En su primera novela, Woody me ha introducido de nuevo en ese territorio reconocible e imposible a un tiempo. Reconocible porque los personajes son de esta época; comen y beben y hablan y sufren y se enamoran y se decepcionan. Imposible porque se mueven en una representación idealizada de la realidad, en una selección de los mejores lugares y viviendo los momentos más interesantes. Como en una suerte de tráiler vital (que escoge las situaciones narrativas más atractivas), haciendo que sufras lo justo como lector: lo necesario para interesarte por el avance de la trama sin provocarte más ansiedad de la aceptable. Eso lo logra mediante el mejor vehículo que conoce, la comedia, que es donde empezó, escribiendo chistes para un periódico a la edad de quince años, y a donde siempre regresa; con escarceos esporádicos con el drama, influenciado por Ingmar Bergman o por Fellini y con resultados dispares. Brillantes como en Matchpoint o cargantes como en Interiores.
Cabría suponer que, dada su habilidad para la escritura cinematográfica, su talento para generar ideas gloriosas (dios mío, ese tenor que sólo canta bien en la ducha en A Roma con amor o ese Robin Williams desenfocado en Desmontando a Harry, por citar sólo dos de entre cientos de ejemplos), su capacidad para construir personajes fascinantes que sueltan chistes ingeniosos; en fin, de todo esto cabría suponer que tendría que saber escribir una buena novela. Sin embargo, una novela y un guion de película son construcciones narrativas que difieren en diversos aspectos. Para mí, el esencial es el grado de libertad que la novela concede al autor con respecto a su hermana la película. Una libertad que permite hacer largas digresiones, salirse del carril principal, escapar de las ataduras del guion clásico pero sin dejar de usar la correa para que la historia se mueva, vibre, salte, vaya adelante y hacia atrás pero siempre manejada por el autor. Es, por así decirlo, una jaula que no parece una jaula. Con más metros cuadrados. Y hacer que no lo parezca es un arte en sí mismo. Woody Allen ha dado un salto semi-controlado, usando los ingredientes que tanto éxito le han proporcionado con las herramientas de un agrimensor de lo literario. En este caso hemos acertado con la suposición.
Cuando yo tenía quince años me introduje en el cálido y divertido mundo de Woody Allen y éste me ha acompañado a lo largo de las décadas. Ha sido mucho más que una mera referencia para mí, pero no voy a hablar demasiado de eso porque voy a parecer un auténtico friki de su obra. Es cierto que con el paso del tiempo he ido detectando algo que antes me pasaba desapercibido y que también se observa en esta novela: un exceso de referencias intelectuales y unos personajes demasiado acomodados que hacen pensar que Woody vive en una burbuja o que practica cierto esnobismo cultural, si bien él ha dicho en alguna ocasión que no es un intelectual sino que más bien se ve a sí mismo como un tipo sencillo al que le gusta ver deportes en la televisión.
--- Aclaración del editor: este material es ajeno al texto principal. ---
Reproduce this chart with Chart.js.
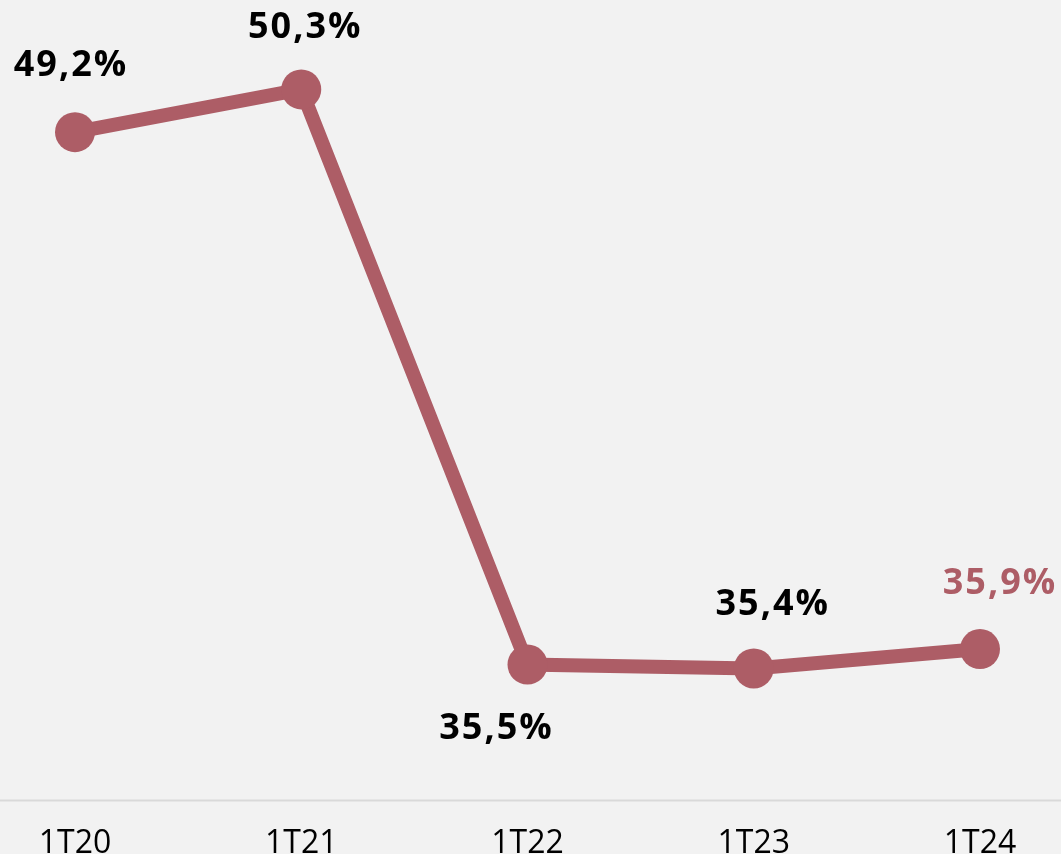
<!DOCTYPE html>
<html>
<head>
<meta charset="utf-8">
<script src="https://cdn.jsdelivr.net/npm/chart.js@4"></script>
<style>
  html, body { margin: 0; padding: 0; background: #f2f2f2; overflow: hidden; }
  #wrap { width: 1061px; height: 879px; }
</style>
</head>
<body>
<div id="wrap"><canvas id="chart" width="1061" height="879"></canvas></div>
<script>
// data
const quarters = ['1T20', '1T21', '1T22', '1T23', '1T24'];
const shareValues = [49.2, 50.3, 35.5, 35.4, 35.9];
const valueLabels = ['49,2%', '50,3%', '35,5%', '35,4%', '35,9%'];

const LINE_COLOR = '#ad5d66';
const FONT = "'Open Sans', sans-serif";

// label placement relative to each point (dx, dy), and colour
const labelOffsets = [[-4, -66], [4, -62], [-31, 64], [19, -64], [20, -65]];
const labelColors = ['#000', '#000', '#000', '#000', LINE_COLOR];

const pointLabels = {
  id: 'pointLabels',
  afterDatasetsDraw(chart) {
    const ctx = chart.ctx;
    const meta = chart.getDatasetMeta(0);
    ctx.save();
    ctx.font = "700 36px " + FONT;
    ctx.letterSpacing = '2px';
    ctx.textAlign = 'center';
    ctx.textBaseline = 'middle';
    meta.data.forEach((pt, i) => {
      ctx.fillStyle = labelColors[i];
      ctx.fillText(valueLabels[i], pt.x + labelOffsets[i][0], pt.y + labelOffsets[i][1]);
    });
    ctx.restore();
  }
};

// baseline across the full width
const baseLine = {
  id: 'baseLine',
  beforeDatasetsDraw(chart) {
    const ctx = chart.ctx;
    const y = chart.chartArea.bottom;
    ctx.save();
    ctx.strokeStyle = '#d9d9d9';
    ctx.lineWidth = 2;
    ctx.beginPath();
    ctx.moveTo(0, y);
    ctx.lineTo(chart.width, y);
    ctx.stroke();
    ctx.restore();
  }
};

new Chart(document.getElementById('chart'), {
  type: 'line',
  data: {
    labels: quarters,
    datasets: [{
      data: shareValues,
      borderColor: LINE_COLOR,
      backgroundColor: LINE_COLOR,
      borderWidth: 14,
      pointRadius: 20,
      pointHoverRadius: 20,
      pointBackgroundColor: LINE_COLOR,
      pointBorderWidth: 0,
      tension: 0
    }]
  },
  options: {
    responsive: false,
    animation: false,
    layout: { autoPadding: false, padding: { left: 75, right: 81, top: 0, bottom: 0 } },
    plugins: { legend: { display: false }, tooltip: { enabled: false } },
    scales: {
      x: {
        grid: { display: false },
        border: { display: false },
        ticks: { color: '#000', padding: 16, font: { family: FONT, size: 32 } }
      },
      y: { display: false, min: 32, max: 52.6 }
    }
  },
  plugins: [baseLine, pointLabels]
});
</script>
</body>
</html>
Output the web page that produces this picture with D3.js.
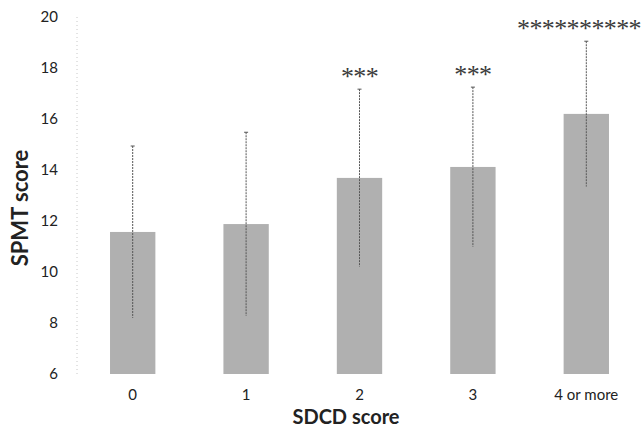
<!DOCTYPE html>
<html>
<head>
<meta charset="utf-8">
<script src="https://cdn.jsdelivr.net/npm/d3@7"></script>
<style>
  body { margin: 0; background: #fff; }
  svg { display: block; }
</style>
</head>
<body>
<div id="chart"></div>
<script>
// values
const categories = ['0', '1', '2', '3', '4 or more'];
const means = [11.57, 11.88, 13.69, 14.12, 16.2];
const sds = [3.37, 3.6, 3.48, 3.13, 2.85];
const stars = ['', '', '***', '***', '**********'];
const yTicks = [6, 8, 10, 12, 14, 16, 18, 20];

const width = 642, height = 427;

const svg = d3.select('#chart').append('svg')
    .attr('width', width)
    .attr('height', height);

const x = d3.scaleBand()
    .domain(categories)
    .range([76, 643])
    .paddingInner(0.6)
    .paddingOuter(0.3);

const y = d3.scaleLinear()
    .domain([6, 20])
    .range([374, 17]);

// faint dotted axis line
svg.append('line')
    .attr('x1', 77).attr('x2', 77)
    .attr('y1', y(20)).attr('y2', y(6))
    .attr('stroke', '#c8c8c8')
    .attr('stroke-dasharray', '1,3');

// y tick labels
svg.selectAll('.ytick')
    .data(yTicks)
    .enter()
    .append('text')
    .attr('x', 58)
    .attr('y', d => y(d))
    .attr('dy', '0.35em')
    .attr('text-anchor', 'end')
    .attr('font-family', 'Lato, sans-serif')
    .attr('font-size', 15)
    .attr('fill', '#222')
    .text(d => d);

// bars
svg.selectAll('.bar')
    .data(categories)
    .enter()
    .append('rect')
    .attr('x', d => x(d))
    .attr('y', (d, i) => y(means[i]))
    .attr('width', x.bandwidth())
    .attr('height', (d, i) => y(6) - y(means[i]))
    .attr('fill', '#b0b0b0');

// error bars (mean +/- sd)
const cx = d => x(d) + x.bandwidth() / 2;
svg.selectAll('.err')
    .data(categories)
    .enter()
    .append('line')
    .attr('x1', cx).attr('x2', cx)
    .attr('y1', (d, i) => y(means[i] + sds[i]))
    .attr('y2', (d, i) => y(means[i] - sds[i]))
    .attr('stroke', '#555')
    .attr('stroke-width', 1)
    .attr('stroke-dasharray', '2,1');

svg.selectAll('.cap')
    .data(categories)
    .enter()
    .append('line')
    .attr('x1', d => cx(d) - 2).attr('x2', d => cx(d) + 2)
    .attr('y1', (d, i) => y(means[i] + sds[i]))
    .attr('y2', (d, i) => y(means[i] + sds[i]))
    .attr('stroke', '#555');

// significance stars, nudged left if they would run past the edge
svg.selectAll('.stars')
    .data(categories)
    .enter()
    .append('text')
    .attr('x', cx)
    .attr('y', (d, i) => y(means[i] + sds[i]) - 4)
    .attr('text-anchor', 'middle')
    .attr('font-family', 'Liberation Serif, serif')
    .attr('font-size', 26)
    .attr('letter-spacing', -0.6)
    .attr('fill', '#3a3a3a')
    .text((d, i) => stars[i])
    .each(function(d) {
        const w = this.getComputedTextLength();
        const c = Math.min(cx(d), width - 1 - w / 2);
        d3.select(this).attr('x', c);
    });

// x tick labels
svg.selectAll('.xtick')
    .data(categories)
    .enter()
    .append('text')
    .attr('x', cx)
    .attr('y', 400)
    .attr('text-anchor', 'middle')
    .attr('font-family', 'Lato, sans-serif')
    .attr('font-size', 15)
    .attr('fill', '#222')
    .text(d => d);

// axis titles
svg.append('text')
    .attr('x', 346)
    .attr('y', 424)
    .attr('text-anchor', 'middle')
    .attr('font-family', 'Lato, sans-serif')
    .attr('font-weight', 'bold')
    .attr('font-size', 20)
    .attr('fill', '#222')
    .text('SDCD score');

svg.append('text')
    .attr('transform', 'translate(28,208) rotate(-90)')
    .attr('text-anchor', 'middle')
    .attr('font-family', 'Lato, sans-serif')
    .attr('font-weight', 'bold')
    .attr('font-size', 22)
    .attr('fill', '#222')
    .text('SPMT score');
</script>
</body>
</html>
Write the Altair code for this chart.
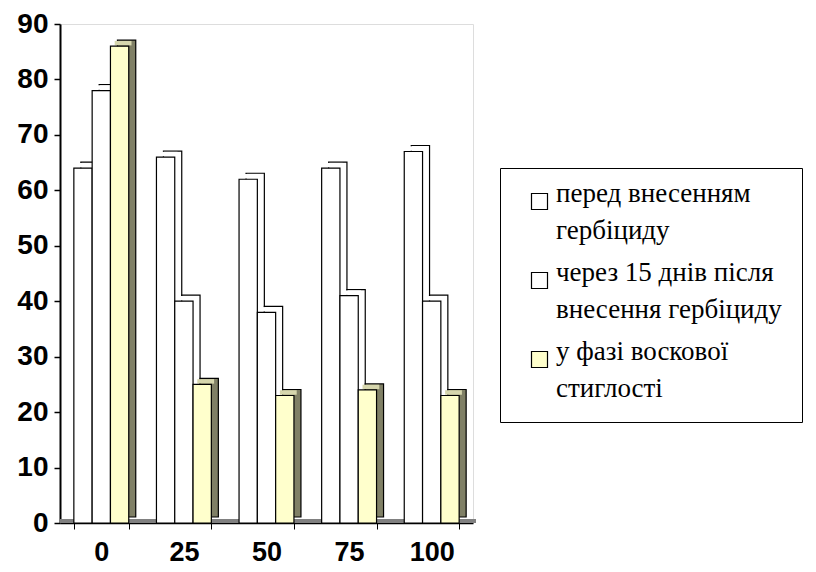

En cualquier caso, éste es un pequeño reproche para una novela que me devuelve a ese lugar confortable donde brilla la mejor comedia, concebida para el disfrute del lector pero que alcanza unas cotas literarias más altas de lo que podría parecer bajo una mirada superficial. De eso y de la sátira camuflada sobre su vida (véase, por ejemplo, el personaje del hijastro) ya hablamos otro día.